L'opulence, la terre accomplie, ne semblent être là que pour faire éprouver leurs limites. La pensée de Melville cherche, sans cesse, cette ligne de frontière où les choses s'inversent, où le monde se voit depuis l'inexploré. L'inconnu, il l'a fait vivre à travers les métaphores souvent violentes : le fond de l'océan, le sauvage, le Léviathan, la divinité cruelle. Il est, ici, désigné avec un dépouillement extrême : le seul verbe mourir ou plus précisément la phrase "Tout meurt." En face de la complexité et la fécondité de l'univers, une autre terre,secrète et sans images, s'ouvre avec ce verbe.
"Tout meurt ! Non seulement
Ceux qui aspirent, l'homme, l'arbre, mais
Les formes de beauté que le poète crée,
Et les actes les plus sublimes se défont (...)"
Cette pensée mélancolique ne se résout cependant pas dans le mot mort, mais dans ce verbe qui préserve le mouvement. N'être plus c'est supposer être avant, disparaître c'est bouger. Je me souviens du marin de son roman La Vareuse blanche qui, ayant chu du plus haut du mât, étant enfoui dans les eaux, ne désirant plus que le sommeil, retrouve toute sa force et son élan au contact d'une substance sombre, un monstre océanique le frôlant. La vie le pousse, l'entraîne, le jette à la surface où il naît enfin. Ici, dans Pontoosuce, un être chemine vers Melville : une femme, une morte, l'écriture peut-être ? Elle est couverte de terre, elle chante et tout se retourne à nouveau :
"Toute chose en tout lieu (...)
Encore, encore, encore, à toute bride,
Prend fin, prend toujours fin, puis recommence
Prend fin, prend toujours fin, puis toujours recommence !"

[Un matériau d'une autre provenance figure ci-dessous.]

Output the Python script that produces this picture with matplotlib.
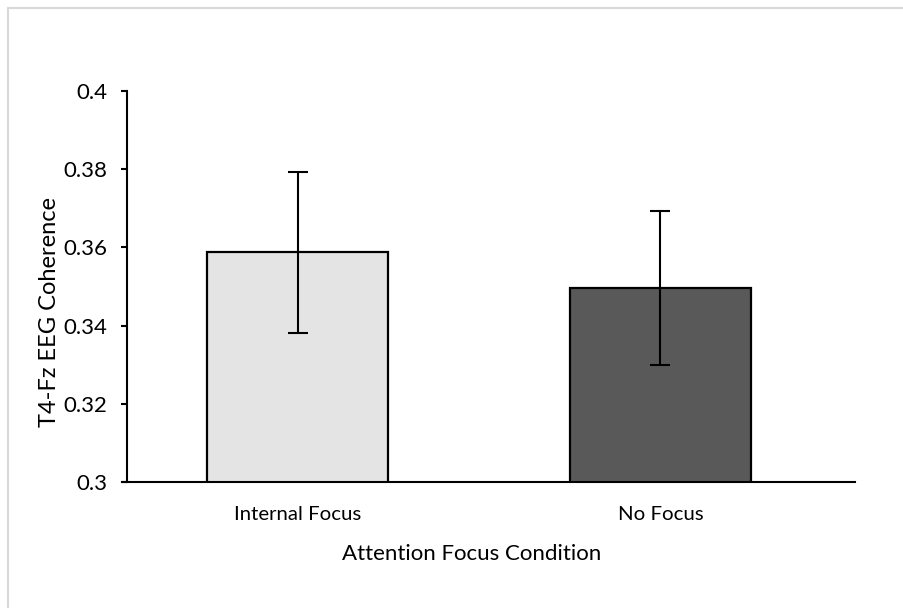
import matplotlib.pyplot as plt
from matplotlib.patches import Rectangle

plt.rcParams['font.family'] = ['Lato', 'DejaVu Sans']

conditions = ['Internal Focus', 'No Focus']
coherence = [0.3587, 0.3496]
err = [0.0205, 0.0198]
bar_colors = ['#e4e4e4', '#595959']
yticks = [0.3, 0.32, 0.34, 0.36, 0.38, 0.4]

fig = plt.figure(figsize=(9.04, 6.08), dpi=100)
ax = fig.add_axes([127 / 904, 1 - 482 / 608, 728 / 904, 391 / 608])

# light frame round the chart area (cut off on right/bottom like the source)
fig.patches.append(Rectangle((8 / 904, -0.05), 1.1, 1 - 8 / 608 + 0.05,
                             transform=fig.transFigure, fill=False,
                             edgecolor='#d9d9d9', linewidth=1.5))

x = range(len(conditions))
ax.bar(x, coherence, width=0.5, color=bar_colors, edgecolor='black', linewidth=1.6,
       zorder=2)
ax.errorbar(x, coherence, yerr=err, fmt='none', ecolor='black', elinewidth=1.5,
            capsize=7.5, capthick=1.5, zorder=3)

ax.set_xlim(-0.47, 1.536)
ax.set_ylim(0.3, 0.4)
ax.set_yticks(yticks)
ax.set_yticklabels(['%g' % v for v in yticks])
ax.set_xticks(list(x))
ax.set_xticklabels(conditions)

for s in ['top', 'right']:
    ax.spines[s].set_visible(False)
ax.spines['left'].set_linewidth(1.5)
ax.spines['bottom'].set_linewidth(1.5)
ax.spines['bottom'].set_bounds(-0.484, 1.536)

ax.tick_params(axis='y', direction='out', length=4, width=1.5, labelsize=16, pad=10,
               colors='black')
ax.tick_params(axis='x', length=0, labelsize=14.7, pad=17)

ax.set_ylabel('T4-Fz EEG Coherence', fontsize=17, va='center')
ax.yaxis.set_label_coords(-0.106, 0.435)
ax.set_xlabel('Attention Focus Condition', fontsize=16, va='center')
ax.xaxis.set_label_coords(0.473, -0.184)

fig.savefig('out.png', dpi=100)
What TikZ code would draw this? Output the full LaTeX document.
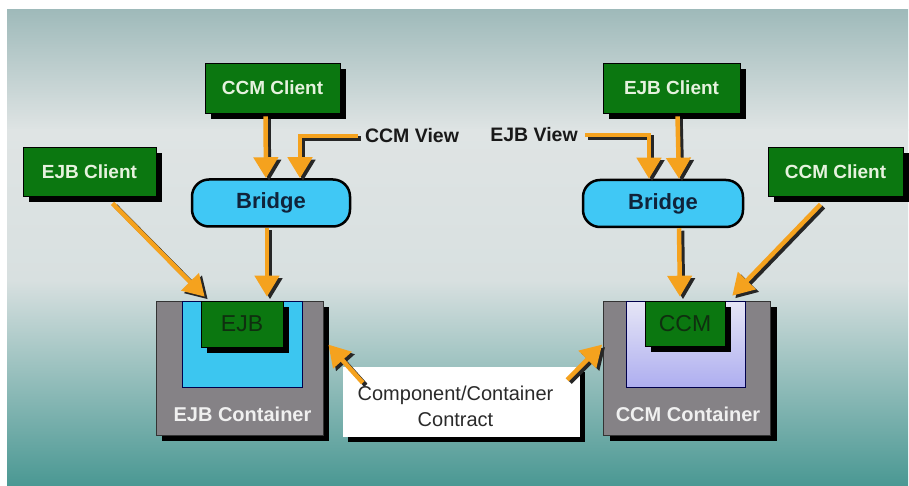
\documentclass[tikz,border=0pt]{standalone}
\usepackage{fontspec}
\setmainfont{Liberation Sans}
\usetikzlibrary{arrows.meta}

\definecolor{bgtop}{HTML}{9FBABA}
\definecolor{bglight}{HTML}{DFE4E4}
\definecolor{bgmid}{HTML}{D8E0E0}
\definecolor{bgbot}{HTML}{4A9893}
\definecolor{boxgreen}{HTML}{0B7710}
\definecolor{clienttext}{HTML}{E6F2DE}
\definecolor{flowor}{HTML}{F5A21E}
\definecolor{bridgeblue}{HTML}{40C8F5}
\definecolor{bridgetext}{HTML}{10233A}
\definecolor{innerblue}{HTML}{3CC6F0}
\definecolor{lavtop}{HTML}{E6E6F6}
\definecolor{lavbot}{HTML}{AEAEF0}
\definecolor{contgray}{HTML}{858286}
\definecolor{beantext}{HTML}{0F2F0F}
\definecolor{contracttext}{HTML}{2A2A2A}

% an orange flow arrow with a dark drop shadow along its lower right side
\newcommand\flowline[1]{%
  \draw[flowshade] #1;
  \draw[flow] #1;}

\begin{document}
\begin{tikzpicture}[x=1pt,y=-1pt,
  shadowed/.style={preaction={fill=black, transform canvas={shift={(#1,-#1)}}}},
  client/.style={draw=black, line width=0.8pt, fill=boxgreen, text=clienttext,
    font=\bfseries\fontsize{19}{22}\selectfont, inner sep=0pt, shadowed=6pt},
  bridge/.style={draw=black, line width=2.5pt, fill=bridgeblue, text=bridgetext,
    rounded corners=17pt, font=\bfseries\fontsize{22}{26}\selectfont,
    minimum height=47pt, inner sep=0pt},
  viewlbl/.style={text=black!90, font=\bfseries\fontsize{19.5}{22}\selectfont},
  container/.style={draw=black!80, line width=0.8pt, fill=contgray, inner sep=0pt,
    minimum width=167pt, minimum height=134pt, shadowed=6pt},
  inner/.style={draw=black!70!blue, line width=0.8pt, inner sep=0pt,
    minimum height=86pt},
  bean/.style={draw=black, line width=0.6pt, fill=boxgreen, text=beantext,
    font=\fontsize{23}{26}\selectfont, inner sep=0pt, minimum height=46pt,
    shadowed=5.5pt},
  contlbl/.style={text=white!94!black, font=\bfseries\fontsize{20}{24}\selectfont},
  flowtip/.style={-{Triangle[length=21pt,width=24pt]}},
  flow/.style={draw=flowor, line width=4.5pt, flowtip},
  flowshade/.style={draw=black!85, line width=4.5pt, flowtip,
    transform canvas={shift={(3pt,-2.5pt)}}}
]
\useasboundingbox (0,0) rectangle (909,486);
\fill[white] (0,0) rectangle (909,486);

% backdrop: grey-teal top, pale middle band, teal bottom
\shade[top color=bgtop, bottom color=bglight] (7,10) rectangle (908,131);
\shade[top color=bglight, bottom color=bgmid] (7,130) rectangle (908,281);
\shade[top color=bgmid, bottom color=bgbot] (7,280) rectangle (908,486);

% client boxes
\node[client, minimum width=135pt, minimum height=50pt] (ccmC) at (272.5,88) {CCM Client};
\node[client, minimum width=137pt, minimum height=50pt] (ejbCR) at (671.5,88) {EJB Client};
\node[client, minimum width=133pt, minimum height=49pt] (ejbCL) at (89.5,171.5) {EJB Client};
\node[client, minimum width=135pt, minimum height=49pt] (ccmCR) at (835.5,171.5) {CCM Client};

% bridges
\node[bridge, minimum width=158pt] (bridgeL) at (271,203) {Bridge};
\node[bridge, minimum width=160pt] (bridgeR) at (663,203.5) {Bridge};

% view labels
\node[viewlbl] (ccmView) at (412,136) {CCM View};
\node[viewlbl] (ejbView) at (534,135) {EJB View};

% EJB container
\node[container] (ejbCont) at (239.5,368) {};
\node[inner, fill=innerblue, minimum width=120pt] (ejbInner) at (242,344) {};
\node[bean, minimum width=82pt] (ejbBox) at (242,324) {EJB};
\node[contlbl] (ejbContLbl) at ([xshift=3pt,yshift=21pt]ejbCont.south) {EJB Container};

% CCM container
\node[container] (ccmCont) at (687,368) {};
\node[inner, top color=lavtop, bottom color=lavbot, minimum width=119pt] (ccmInner) at (685.5,344) {};
\node[bean, minimum width=80pt, minimum height=45pt] (ccmBox) at (685,323.5) {CCM};
\node[contlbl] (ccmContLbl) at ([xshift=1pt,yshift=21pt]ccmCont.south) {CCM Container};

% contract
\node[fill=white, inner sep=0pt, minimum width=237pt, minimum height=70pt, shadowed=5pt]
  (contract) at (461.5,402) {};
\node[text=contracttext, align=center, font=\fontsize{20}{26}\selectfont]
  (contractText) at ([xshift=-6pt,yshift=-4pt]contract.center) {Component/Container\\Contract};

% flows into the bridges
\flowline{([xshift=-7pt,yshift=-3pt]ccmC.south) -- ([xshift=-5pt]bridgeL.north)}
\flowline{([xshift=-4pt]ccmView.west) -| ([xshift=29pt]bridgeL.north)}
\flowline{([xshift=6pt,yshift=-3pt]ejbCR.south) -- ([xshift=16pt]bridgeR.north)}
\flowline{([xshift=4pt]ejbView.east) -| ([xshift=-14pt]bridgeR.north)}

% flows into the components
\flowline{([xshift=23pt,yshift=-7pt]ejbCL.south) -- ([xshift=4pt,yshift=4pt]ejbBox.north west)}
\flowline{([xshift=-4pt]bridgeL.south) -- ([xshift=25pt,yshift=4pt]ejbBox.north)}
\flowline{([xshift=16pt]bridgeR.south) -- ([xshift=-5pt,yshift=4pt]ccmBox.north)}
\flowline{([xshift=-15pt,yshift=-8pt]ccmCR.south) -- ([xshift=7pt,yshift=5pt]ccmBox.north east)}

% contract to both containers
\flowline{([xshift=20pt,yshift=-16pt]contract.north west) -- ([xshift=5pt,yshift=-44pt]ejbCont.north east)}
\flowline{([xshift=-13pt,yshift=-13pt]contract.north east) -- ([xshift=-1pt,yshift=-44pt]ccmCont.north west)}
\end{tikzpicture}
\end{document}
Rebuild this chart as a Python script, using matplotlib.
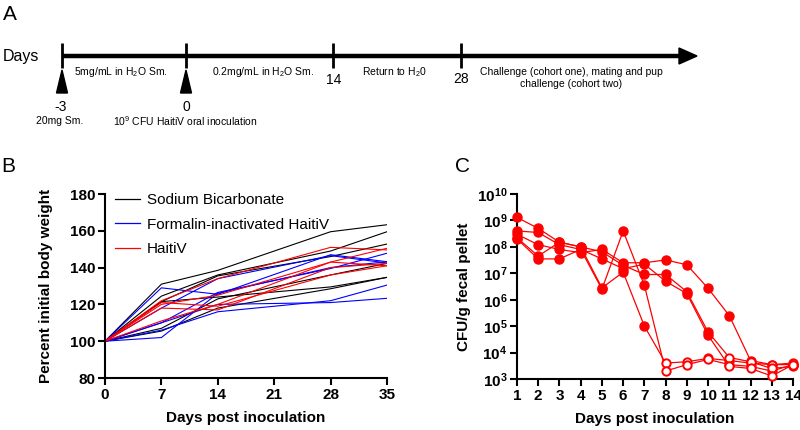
import numpy as np
import matplotlib
matplotlib.use("Agg")
import matplotlib.pyplot as plt
from matplotlib.patches import Polygon
from matplotlib.lines import Line2D
from matplotlib.ticker import FixedLocator, NullLocator

plt.rcParams['font.family'] = ['Liberation Sans', 'DejaVu Sans']
plt.rcParams['mathtext.fontset'] = 'custom'
plt.rcParams['mathtext.rm'] = 'Liberation Sans'
plt.rcParams['mathtext.bf'] = 'Liberation Sans:bold'
plt.rcParams['mathtext.it'] = 'Liberation Sans:italic'

# ---------------- Data ----------------
# Panel B: percent initial body weight
weight_days = [0, 7, 14, 28, 35]
bicarb = [
    [100, 131.0, 138.5, 159.5, 163.3],
    [100, 124.5, 136.0, 149.0, 159.5],
    [100, 121.5, 135.5, 146.0, 152.8],
    [100, 107.0, 123.0, 136.0, 142.3],
    [100, 121.5, 124.0, 129.5, 134.7],
    [100, 105.5, 118.0, 128.5, 134.7],
]
formalin = [
    [100, 129.0, 125.5, 147.0, 143.2],
    [100, 118.0, 134.0, 146.5, 142.5],
    [100, 110.0, 126.5, 139.5, 147.8],
    [100, 102.0, 126.0, 140.0, 143.2],
    [100, 106.0, 116.0, 122.0, 130.5],
    [100, 110.0, 120.0, 121.0, 123.3],
]
haitiv = [
    [100, 122.0, 134.0, 151.0, 149.6],
    [100, 120.0, 125.0, 143.0, 150.5],
    [100, 118.0, 117.0, 140.0, 142.3],
    [100, 111.0, 120.0, 143.0, 141.0],
    [100, 121.0, 119.0, 136.0, 141.0],
]
group_names = ["Sodium Bicarbonate", "Formalin-inactivated HaitiV", "HaitiV"]
group_colors = ["#000000", "#0000ff", "#ff0000"]

# Panel C: CFU/g fecal pellet
cfu_days = list(range(1, 15))
mouse1 = [1.3e9, 5e8, 1.5e8, 1e8, 2.8e6, 1.1e7, 1e5, 4e3, 4.5e3, 6e3, 5e3, 4e3, 3.5e3, 4e3]
mouse2 = [4e8, 3.5e8, 1.2e8, 8e7, 2.5e6, 4e8, 3.5e6, 2e3, 3.5e3, 5.5e3, 3.5e3, 3e3, 2e3, 3.5e3]
mouse3 = [3e8, 1.2e8, 8e7, 6e7, 8e7, 2.5e7, 2.5e7, 3.2e7, 2.1e7, 2.7e6, 2.5e5, 5e3, 3.5e3, 3.5e3]
mouse4 = [2.2e8, 4.5e7, 1.5e8, 1e8, 6.5e7, 2e7, 9e6, 9e6, 2e6, 6e4, 6.5e3, 4.5e3, 2.5e3, 3e3]
mouse5 = [2e8, 3.5e7, 3.5e7, 8e7, 3.5e7, 1.5e7, 2.2e7, 5e6, 1.7e6, 4.5e4, 3e3, 2.5e3, 1.3e3, 3.5e3]
mice = [mouse1, mouse2, mouse3, mouse4, mouse5]
first_undetected_day = [8, 8, 13, 11, 11]
cfu_exponents = [3, 4, 5, 6, 7, 8, 9, 10]

# ---------------- Figure ----------------
fig = plt.figure(figsize=(8, 4.3), dpi=100)

# Panel A: timeline schematic (pixel coordinates)
axA = fig.add_axes([0, 0, 1, 1])
axA.set_xlim(0, 800)
axA.set_ylim(430, 0)
axA.axis('off')
axA.plot([62, 682], [56, 56], color='black', lw=3.2, solid_capstyle='butt')
axA.add_patch(Polygon([[679, 48], [679, 64], [697, 56]], closed=True, color='black'))
for tx in [62, 186, 333, 461]:
    axA.plot([tx, tx], [43, 68], color='black', lw=2.0, solid_capstyle='butt')
for tx in [62, 186]:
    axA.add_patch(Polygon([[tx - 5.5, 93], [tx + 5.5, 93], [tx, 70]], closed=True, color='black'))
axA.text(3, 57, "Days", fontsize=11.5, ha='left', va='center')
axA.text(121, 72, "5mg/mL in H$_2$O Sm.", fontsize=7.5, ha='center', va='center')
axA.text(263, 72, "0.2mg/mL in H$_2$O Sm.", fontsize=7.5, ha='center', va='center')
axA.text(394, 72, "Return to H$_2$0", fontsize=7.5, ha='center', va='center')
axA.text(571, 78, "Challenge (cohort one), mating and pup\nchallenge (cohort two)",
         fontsize=7.5, ha='center', va='center', linespacing=1.15)
axA.text(334, 80, "14", fontsize=10, ha='center', va='center')
axA.text(461, 79, "28", fontsize=10, ha='center', va='center')
axA.text(61, 107, "-3", fontsize=10, ha='center', va='center')
axA.text(186, 107, "0", fontsize=10, ha='center', va='center')
axA.text(60, 121, "20mg Sm.", fontsize=7.5, ha='center', va='center')
axA.text(185, 121, "10$^9$ CFU HaitiV oral inoculation", fontsize=7.5, ha='center', va='center')
axA.text(3, 15, "A", fontsize=15, ha='left', va='center')
axA.text(1, 166, "B", fontsize=15, ha='left', va='center')
axA.text(455, 166, "C", fontsize=15, ha='left', va='center')


def style_axes(ax):
    for s in ['top', 'right']:
        ax.spines[s].set_visible(False)
    for s in ['left', 'bottom']:
        ax.spines[s].set_linewidth(1.5)
    ax.tick_params(axis='both', which='major', direction='out', length=5, width=1.5,
                   labelsize=11, pad=2)
    for lab in ax.get_xticklabels() + ax.get_yticklabels():
        lab.set_fontweight('bold')


# Panel B
axB = fig.add_axes([105 / 800, 1 - 378 / 430, 282 / 800, 184 / 430])
for grp, col in zip([bicarb, formalin, haitiv], group_colors):
    for series in grp:
        axB.plot(weight_days, series, color=col, lw=0.8)
axB.set_xlim(0, 35)
axB.set_ylim(80, 180)
axB.set_xticks([0, 7, 14, 21, 28, 35])
axB.set_yticks([80, 100, 120, 140, 160, 180])
style_axes(axB)
axB.set_xlabel("Days post inoculation", fontsize=11, fontweight='bold')
axB.set_ylabel("Percent initial body weight", fontsize=11, fontweight='bold')
axB.xaxis.set_label_coords(0.5, -0.18)
axB.yaxis.set_label_coords(-0.185, 0.5)
handles = [Line2D([0], [0], color=c, lw=0.9) for c in group_colors]
axB.legend(handles, group_names, loc='upper left', bbox_to_anchor=(0.035, 1.005), frameon=False,
           fontsize=11, handlelength=1.65, handletextpad=0.45, labelspacing=0.7,
           borderaxespad=0, borderpad=0)

# Panel C
axC = fig.add_axes([517 / 800, 1 - 379 / 430, 276 / 800, 185 / 430])
for vals, fu in zip(mice, first_undetected_day):
    axC.plot(cfu_days, vals, color='#ff0000', lw=0.9, zorder=2, clip_on=False)
    det_x = [d for d in cfu_days if d < fu]
    det_y = [v for d, v in zip(cfu_days, vals) if d < fu]
    und_x = [d for d in cfu_days if d >= fu]
    und_y = [v for d, v in zip(cfu_days, vals) if d >= fu]
    axC.plot(det_x, det_y, 'o', color='#ff0000', ms=6.5, zorder=3, clip_on=False)
    axC.plot(und_x, und_y, 'o', mfc='white', mec='#ff0000', mew=1.4, ms=6, zorder=3,
             clip_on=False)
axC.set_yscale('log')
axC.set_xlim(1, 14)
axC.set_ylim(1e3, 1e10)
axC.set_xticks(cfu_days)
axC.yaxis.set_major_locator(FixedLocator([10.0 ** e for e in cfu_exponents]))
axC.yaxis.set_minor_locator(NullLocator())
axC.set_yticklabels([r'$\mathbf{10^{%d}}$' % e for e in cfu_exponents])
style_axes(axC)
axC.set_xlabel("Days post inoculation", fontsize=11, fontweight='bold')
axC.set_ylabel("CFU/g fecal pellet", fontsize=11, fontweight='bold')
axC.xaxis.set_label_coords(0.5, -0.18)
axC.yaxis.set_label_coords(-0.165, 0.5)

fig.savefig("out.png", dpi=100)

Melville a sans doute écrit pour dire cette expérience déchirante et dangereuse qui permet la renaissance. Sa table, on le sait, était un "chevalet de torture". L'enjeu fut ce débat "où quelqu'un meurt et quelqu'un vient". Billy Budd, l'innocent condamné, ne disparaît pas tout à fait. Sa chanson demeure. Le rythme de son chant.
L'auteur de Moby Dick a souvent donné à cette contradiction vitale, à cette disparition d'un corps pour un autre, les figures de la lutte et du tourment. Dans ce texte, admirable de paix et de simplicité, le narrateur, par un baiser, s'accouple avec un être de terre, de racines et d'argile, mais sans inquiétude ni peur. "L'autre" féminin, rencontrée dans le poème, n'est pas un spectre. Elle est là : expérience physique et spirituelle de toute chose au monde, de tout sens éprouvé. Ainsi :
"Elle s'en fut, laissant un souffle parfumé
Et la chaleur et la froideur de la vie à la mort liée."
Ce poème, dans sa discrétion et son silence, dans la voix basse et solitaire, qui est la sienne, est l'un des plus beaux de Melville. La langue porte son poids mais il semble écrit hier ou aujourd'hui peut-être, souffle au centre des choses menacées.